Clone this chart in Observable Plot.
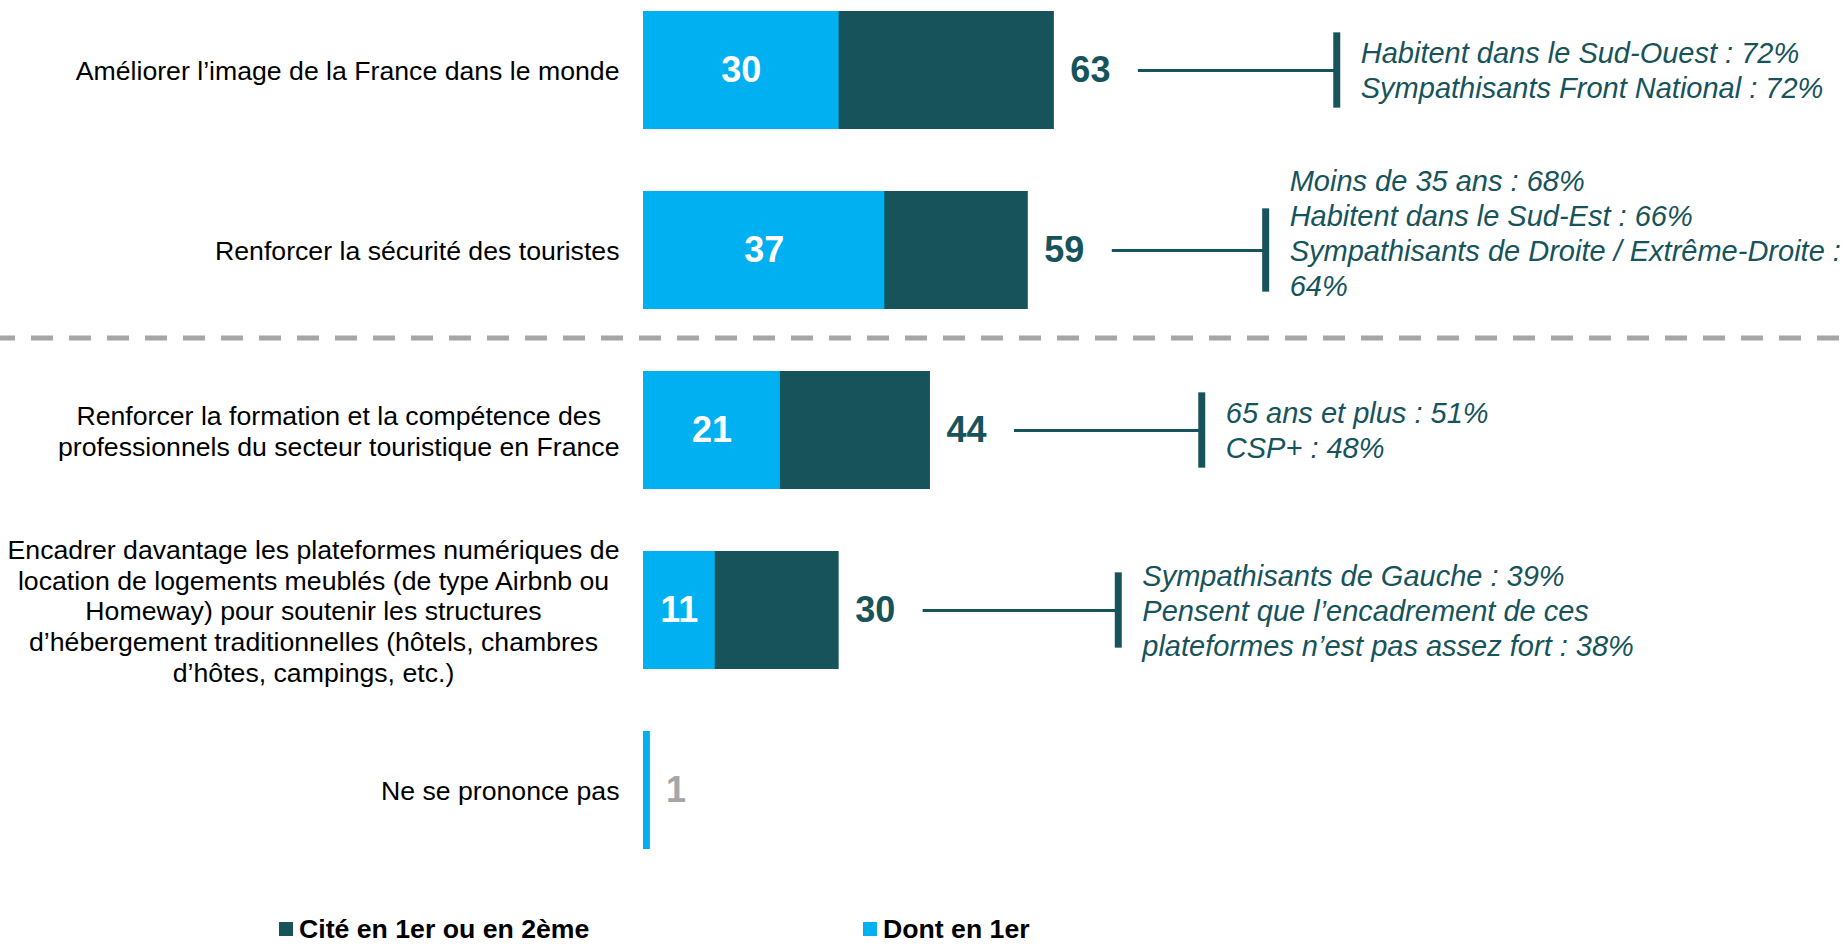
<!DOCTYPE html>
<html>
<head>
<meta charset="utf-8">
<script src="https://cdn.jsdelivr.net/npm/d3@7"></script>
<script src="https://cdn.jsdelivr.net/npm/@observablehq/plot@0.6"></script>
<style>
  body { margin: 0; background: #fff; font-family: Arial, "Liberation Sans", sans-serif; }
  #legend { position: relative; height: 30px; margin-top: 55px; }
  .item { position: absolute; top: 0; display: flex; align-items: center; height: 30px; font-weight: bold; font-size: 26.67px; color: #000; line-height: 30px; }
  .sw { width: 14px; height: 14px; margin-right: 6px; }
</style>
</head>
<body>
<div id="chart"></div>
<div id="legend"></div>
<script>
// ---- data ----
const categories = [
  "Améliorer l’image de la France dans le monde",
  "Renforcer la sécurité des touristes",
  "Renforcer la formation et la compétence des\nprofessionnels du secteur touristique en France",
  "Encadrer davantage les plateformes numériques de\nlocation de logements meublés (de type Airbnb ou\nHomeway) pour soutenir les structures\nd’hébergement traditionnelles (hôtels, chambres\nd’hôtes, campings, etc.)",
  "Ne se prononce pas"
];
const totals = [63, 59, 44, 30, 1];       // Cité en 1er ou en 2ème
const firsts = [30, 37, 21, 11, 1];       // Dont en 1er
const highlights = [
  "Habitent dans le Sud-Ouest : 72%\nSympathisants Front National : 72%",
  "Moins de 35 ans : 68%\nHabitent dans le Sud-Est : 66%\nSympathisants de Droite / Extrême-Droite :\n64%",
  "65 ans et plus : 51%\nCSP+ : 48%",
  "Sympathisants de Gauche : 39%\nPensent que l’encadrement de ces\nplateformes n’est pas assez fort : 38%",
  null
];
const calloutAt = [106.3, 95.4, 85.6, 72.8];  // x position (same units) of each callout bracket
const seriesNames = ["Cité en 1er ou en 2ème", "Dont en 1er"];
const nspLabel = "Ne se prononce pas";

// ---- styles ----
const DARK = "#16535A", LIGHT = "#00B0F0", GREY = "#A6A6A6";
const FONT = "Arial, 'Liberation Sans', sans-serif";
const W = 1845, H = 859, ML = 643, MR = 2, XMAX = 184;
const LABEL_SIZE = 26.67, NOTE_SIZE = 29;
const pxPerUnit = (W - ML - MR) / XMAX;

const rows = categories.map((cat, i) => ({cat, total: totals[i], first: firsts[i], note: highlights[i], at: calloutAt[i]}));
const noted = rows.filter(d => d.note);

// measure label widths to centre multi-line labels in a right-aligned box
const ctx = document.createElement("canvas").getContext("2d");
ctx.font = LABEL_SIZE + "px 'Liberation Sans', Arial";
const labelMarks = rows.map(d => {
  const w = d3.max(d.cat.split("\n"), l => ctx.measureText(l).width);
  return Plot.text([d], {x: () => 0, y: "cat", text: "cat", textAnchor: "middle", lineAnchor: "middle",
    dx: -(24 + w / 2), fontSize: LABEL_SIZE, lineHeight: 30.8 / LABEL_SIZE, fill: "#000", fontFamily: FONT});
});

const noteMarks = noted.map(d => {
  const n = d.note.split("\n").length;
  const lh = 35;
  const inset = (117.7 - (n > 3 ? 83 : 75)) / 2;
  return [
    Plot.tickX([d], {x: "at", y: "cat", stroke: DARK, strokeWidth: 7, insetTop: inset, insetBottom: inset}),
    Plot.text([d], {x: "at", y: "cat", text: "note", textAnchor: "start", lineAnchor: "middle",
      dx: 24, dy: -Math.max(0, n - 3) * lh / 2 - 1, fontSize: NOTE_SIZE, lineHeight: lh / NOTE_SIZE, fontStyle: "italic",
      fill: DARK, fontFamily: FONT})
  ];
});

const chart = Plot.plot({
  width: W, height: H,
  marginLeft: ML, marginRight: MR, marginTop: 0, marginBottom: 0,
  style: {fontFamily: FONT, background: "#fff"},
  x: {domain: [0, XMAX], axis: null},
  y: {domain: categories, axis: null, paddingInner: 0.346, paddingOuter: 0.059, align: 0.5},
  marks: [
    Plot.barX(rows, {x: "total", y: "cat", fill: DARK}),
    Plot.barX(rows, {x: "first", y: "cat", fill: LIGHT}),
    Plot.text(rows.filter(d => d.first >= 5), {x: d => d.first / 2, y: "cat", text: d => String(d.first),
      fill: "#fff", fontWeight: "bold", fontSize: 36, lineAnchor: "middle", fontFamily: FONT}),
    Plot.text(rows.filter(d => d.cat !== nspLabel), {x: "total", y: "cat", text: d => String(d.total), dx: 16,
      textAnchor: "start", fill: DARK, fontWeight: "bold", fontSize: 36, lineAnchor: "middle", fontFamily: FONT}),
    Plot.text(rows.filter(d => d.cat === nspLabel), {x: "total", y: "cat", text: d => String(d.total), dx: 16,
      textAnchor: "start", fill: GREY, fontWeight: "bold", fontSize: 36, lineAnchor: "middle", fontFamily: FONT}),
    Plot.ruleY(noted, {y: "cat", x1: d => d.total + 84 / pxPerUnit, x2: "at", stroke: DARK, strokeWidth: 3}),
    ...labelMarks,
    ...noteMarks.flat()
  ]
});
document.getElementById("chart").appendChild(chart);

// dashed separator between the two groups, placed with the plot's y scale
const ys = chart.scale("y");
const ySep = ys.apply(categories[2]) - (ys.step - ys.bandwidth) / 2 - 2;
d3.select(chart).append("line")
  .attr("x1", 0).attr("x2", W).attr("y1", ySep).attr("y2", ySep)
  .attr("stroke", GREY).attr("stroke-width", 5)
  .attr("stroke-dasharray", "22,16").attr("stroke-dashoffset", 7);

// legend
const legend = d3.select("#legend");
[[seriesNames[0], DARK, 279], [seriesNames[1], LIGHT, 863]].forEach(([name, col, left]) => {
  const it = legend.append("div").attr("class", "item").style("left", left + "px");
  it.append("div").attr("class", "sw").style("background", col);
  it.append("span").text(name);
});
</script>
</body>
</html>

==

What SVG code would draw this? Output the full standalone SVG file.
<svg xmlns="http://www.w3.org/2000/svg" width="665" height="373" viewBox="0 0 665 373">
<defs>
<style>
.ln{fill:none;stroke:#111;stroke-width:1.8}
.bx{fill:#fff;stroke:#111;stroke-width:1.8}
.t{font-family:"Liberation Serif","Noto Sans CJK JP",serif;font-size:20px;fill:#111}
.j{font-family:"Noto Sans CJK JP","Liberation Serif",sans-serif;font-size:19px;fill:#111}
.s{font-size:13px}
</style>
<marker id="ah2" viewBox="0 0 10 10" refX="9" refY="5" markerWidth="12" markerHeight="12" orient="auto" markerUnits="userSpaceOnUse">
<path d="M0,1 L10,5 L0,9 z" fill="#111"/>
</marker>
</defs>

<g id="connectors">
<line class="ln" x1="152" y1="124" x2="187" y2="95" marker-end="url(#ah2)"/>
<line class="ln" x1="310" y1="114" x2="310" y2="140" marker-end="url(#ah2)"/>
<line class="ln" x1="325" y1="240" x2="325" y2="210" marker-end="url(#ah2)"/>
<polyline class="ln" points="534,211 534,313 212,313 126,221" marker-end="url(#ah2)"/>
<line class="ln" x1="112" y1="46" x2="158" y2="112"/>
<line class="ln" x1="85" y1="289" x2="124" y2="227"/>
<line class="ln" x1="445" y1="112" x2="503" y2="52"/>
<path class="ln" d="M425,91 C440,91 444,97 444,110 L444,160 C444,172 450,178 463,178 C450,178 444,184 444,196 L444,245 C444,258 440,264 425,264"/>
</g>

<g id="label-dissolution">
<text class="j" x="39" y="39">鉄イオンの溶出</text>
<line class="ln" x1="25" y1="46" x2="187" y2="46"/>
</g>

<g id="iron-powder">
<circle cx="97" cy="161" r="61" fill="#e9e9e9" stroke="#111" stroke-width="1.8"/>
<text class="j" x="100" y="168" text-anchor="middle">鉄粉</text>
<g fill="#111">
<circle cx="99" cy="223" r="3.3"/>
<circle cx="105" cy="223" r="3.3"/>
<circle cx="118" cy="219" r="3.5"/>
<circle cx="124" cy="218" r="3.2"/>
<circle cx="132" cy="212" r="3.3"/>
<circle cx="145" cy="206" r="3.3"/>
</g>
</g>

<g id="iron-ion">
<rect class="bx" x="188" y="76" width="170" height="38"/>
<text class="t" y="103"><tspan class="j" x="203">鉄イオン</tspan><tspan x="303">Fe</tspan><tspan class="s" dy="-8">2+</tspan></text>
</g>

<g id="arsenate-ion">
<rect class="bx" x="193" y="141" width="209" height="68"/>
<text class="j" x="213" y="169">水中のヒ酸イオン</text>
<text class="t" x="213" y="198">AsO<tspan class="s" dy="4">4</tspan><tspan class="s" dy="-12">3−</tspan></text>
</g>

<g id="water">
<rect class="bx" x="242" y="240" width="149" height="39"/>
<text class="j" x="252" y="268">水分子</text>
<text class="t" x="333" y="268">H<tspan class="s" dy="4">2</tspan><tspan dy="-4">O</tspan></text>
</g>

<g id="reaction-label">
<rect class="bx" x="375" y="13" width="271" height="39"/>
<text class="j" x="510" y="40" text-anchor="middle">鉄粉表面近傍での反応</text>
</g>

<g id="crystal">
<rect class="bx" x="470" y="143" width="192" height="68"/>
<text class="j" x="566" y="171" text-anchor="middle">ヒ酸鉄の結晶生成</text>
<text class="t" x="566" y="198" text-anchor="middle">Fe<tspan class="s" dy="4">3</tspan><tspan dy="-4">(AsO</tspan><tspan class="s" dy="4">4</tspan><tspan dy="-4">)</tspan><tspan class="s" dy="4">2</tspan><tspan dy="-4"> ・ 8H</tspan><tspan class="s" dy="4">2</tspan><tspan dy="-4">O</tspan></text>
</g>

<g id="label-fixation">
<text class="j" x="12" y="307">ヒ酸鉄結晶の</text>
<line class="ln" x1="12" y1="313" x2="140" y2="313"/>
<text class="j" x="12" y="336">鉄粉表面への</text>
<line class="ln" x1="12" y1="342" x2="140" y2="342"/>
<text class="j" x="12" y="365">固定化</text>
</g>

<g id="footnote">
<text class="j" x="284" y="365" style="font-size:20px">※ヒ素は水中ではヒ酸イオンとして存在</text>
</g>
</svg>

*AIM OF THE EXERCISE*.
List all lines holding the string "chart".

*EXERCISE OUTPUT*.
Clone this chart in Observable Plot.
<div id="chart"></div>
const chart = Plot.plot({
document.getElementById("chart").appendChild(chart);
const ys = chart.scale("y");
d3.select(chart).append("line")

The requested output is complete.